A esto se le unen dos problemas más; el primero es lo fácil que resulta malinterpretar un texto, de manera consciente o inconsciente. En una conversación los gestos y el tono de voz nos dan un subtexto que apoya el mensaje que lanzamos. Algo imposible por escrito. Añadimos a eso que se requiere un buen dominio de la palabra escrita para desarrollar nuestro punto de vista, una cualidad que no todo el mundo posee. El segundo es que a veces el ataque es grupal, no hablamos con una sola persona, sino con varias que se apoyan y se retro alimentan con la única intención de dejar en evidencia a quienes no opinan como ellos, llegando a veces a empezar autenticas campañas de descrédito contra su trabajo o su forma de pensar. Esto puede llegar a tener repercusiones muy importantes en quienes sufren estas campañas de acoso y derribo.

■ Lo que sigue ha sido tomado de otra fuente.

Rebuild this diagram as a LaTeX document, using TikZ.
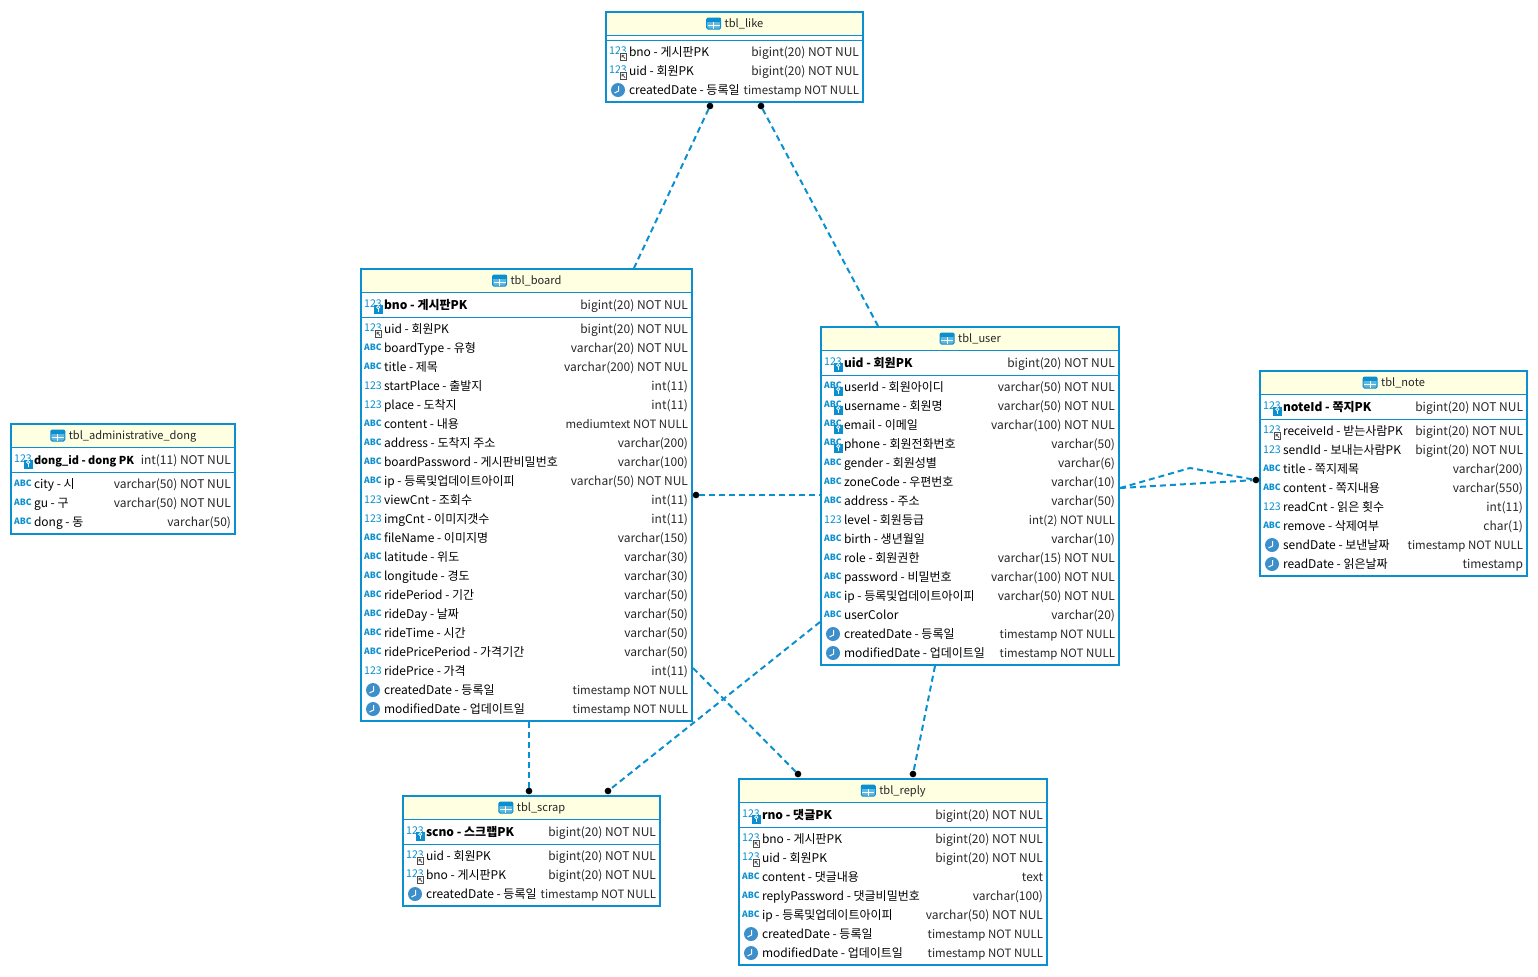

Ya hay estudios del daño que hacen estas conversaciones tóxicas en la red, sobre todo en las relaciones de parejas, pero son extrapolables a amistades y relaciones familiares y laborales. Quizás necesitemos recordar mientras chateamos que estamos hablando con gente real, que las palabras no son gratuitas, porque las palabras, nuestras palabras, tienen consecuencias.